Sudarshan Sukhani of Technical Trends said that the 5050 Nifty level will not hold out and that the market may in fact head lower and test 4500 – 5000 levels.
Speaking to CNBC-TV18, he said that given the market environment and the repeated show of strength by the bears, investors must wait for a dip below 5000 on the Nifty. Sukhani advised investors to wait for the market to find a bottom.
Excerpts from CNBC-TV18's exclusive interview with Sudarshan Sukhani:
Q: Do you think 5,050 will hold out on the Nifty because it sort of got tested once on Friday?
A: It was. I don’t think it is going to hold out. The chances are that we will go down and test any level between 4,500 and 5,000. Anything is possible, but given the market environment and the repeated strength shown by the bears, it is safer to wait for a dip below 5,000.
We have had all this talk about buying. I must remind you that at this point of time the buy on dip strategy is not to be implemented. Wait patiently for the market to find a bottom. That has not happened yet.
Q: What about traders, what should they do? How should they approach trading in the Nifty, would a short trade work on every upmove or should they not be that adventurous?
A: It is possible. If you can do your money management properly, keep a stop loss, understand that gaps can go against you, a short trade at higher levels is a possibility. It is also possible to go long at a very sharp panic bottom, that’s probably a better trade, but both are possible.
Q: What looks like a good trading opportunity right now, to stick to taking calls with the Nifty or trading some of the midcaps or largecaps right now?
A: Trading some of the midcaps would be much more interesting. There are sectors that are in fact moving up. It is only comparative. For example in fertilisers, there are stocks that are actually inching upward. Then we have textiles. Then we have a lot of these so-called midcap momentum stocks that have been literally beaten down, Ashok Leyland for example. So, if the market shows even the slightest signs of strength, trading in these stocks would be better than going for the Nifty.
Q: What are you hearing from you HNI friends on Reliance Power and how are they approaching it this morning?
A: They are very nervous. Many of those large investors are hoping that they can get out. By that it tells me that it may not pan out the way they want it to be.
Q: What have you been spotting on the charts of stocks like Reliance Energy in any case over the last 7-10 days?
A: What we are seeing is that these stocks are going in on a long bout of consolidation. So based on those charts, Reliance Power doesn’t appear to be very promising in the near future, whether it is NTPC, which is out performing the other power stocks and that’s about it or Reliance Energy, or Tata Power or CESC to some extent. The impression is that they are going to go into a range and spend a lot of months in that range.
Q: Two brokerage stocks, if you track them, Motilal Oswal and Geojit, both down 20% to 12% over last week?
A: Between them, Geojit is probably a stock that could become a buying opportunity at some time assuming you want to go and buy brokerage stocks. At some point, even brokerage stocks will become attractive. That level is going to come soon enough. One more panic decline and real estate and brokerage could at least for the short term becoming interesting opportunities.

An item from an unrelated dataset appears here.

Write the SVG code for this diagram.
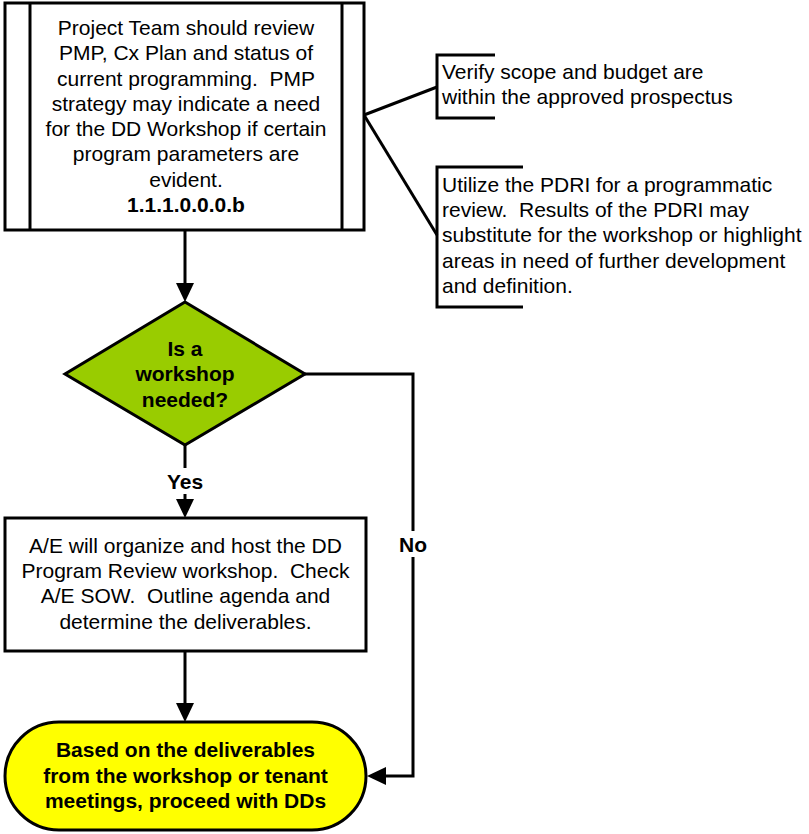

Q: If the market does slip below 5000 at some point, as a Nifty trader, what you would do, just wait for it to stabilise or start accumulating sub-5000?
A: No, I wouldn’t buy. This is not the right time. We have to wait for some accumulation signs to come in. That could take days. So as a Nifty trader, the trades would be, if there is a panic open in the morning or during the day, that’s a buying opportunity because if not anything, there will be a bounce in my favour.
Otherwise, similarly a sharp rally is a short-term selling opportunity. But there is no opportunity in just a steady soft open.
Q: 5,000 on the Nifty has sort of held out, would you take heart from it or do you think it will break during the day?
A: I am not sure about the day. But I think it will break sooner rather than later. I don’t think 5,000 is going to hold out now just because it’s a round number. So a trader can as well wait for a few hours or let’s say one or two hours. If this level holds, there is a buying opportunity. You never know what the market will do and one also has a stop loss, the 5,000 level.
But an entry without knowing where to get out would be risky. So it is much better to wait patiently and let this market bottom out. Sometimes the best trade is not to trade at all.
Q: One word on a space that has actually held out today, the sugar lot, would you be trading anything there this morning?
A: Yes I could be. Sugar, fertilisers and small textile companies, these are the three sectors that are on my list. Sugar, after that big battering is actually moving sideways. It is outperforming the market, it is relative you understand that if the market is down 10%, sugar is down 3%.
But that’s big news and the fact is that it ha been consolidating in tight ranges for the last 2-3 weeks. It’s a sector where buying would be justified. The slightest signs of an up market tick and sugar would be a buy for traders. I am only talking of traders.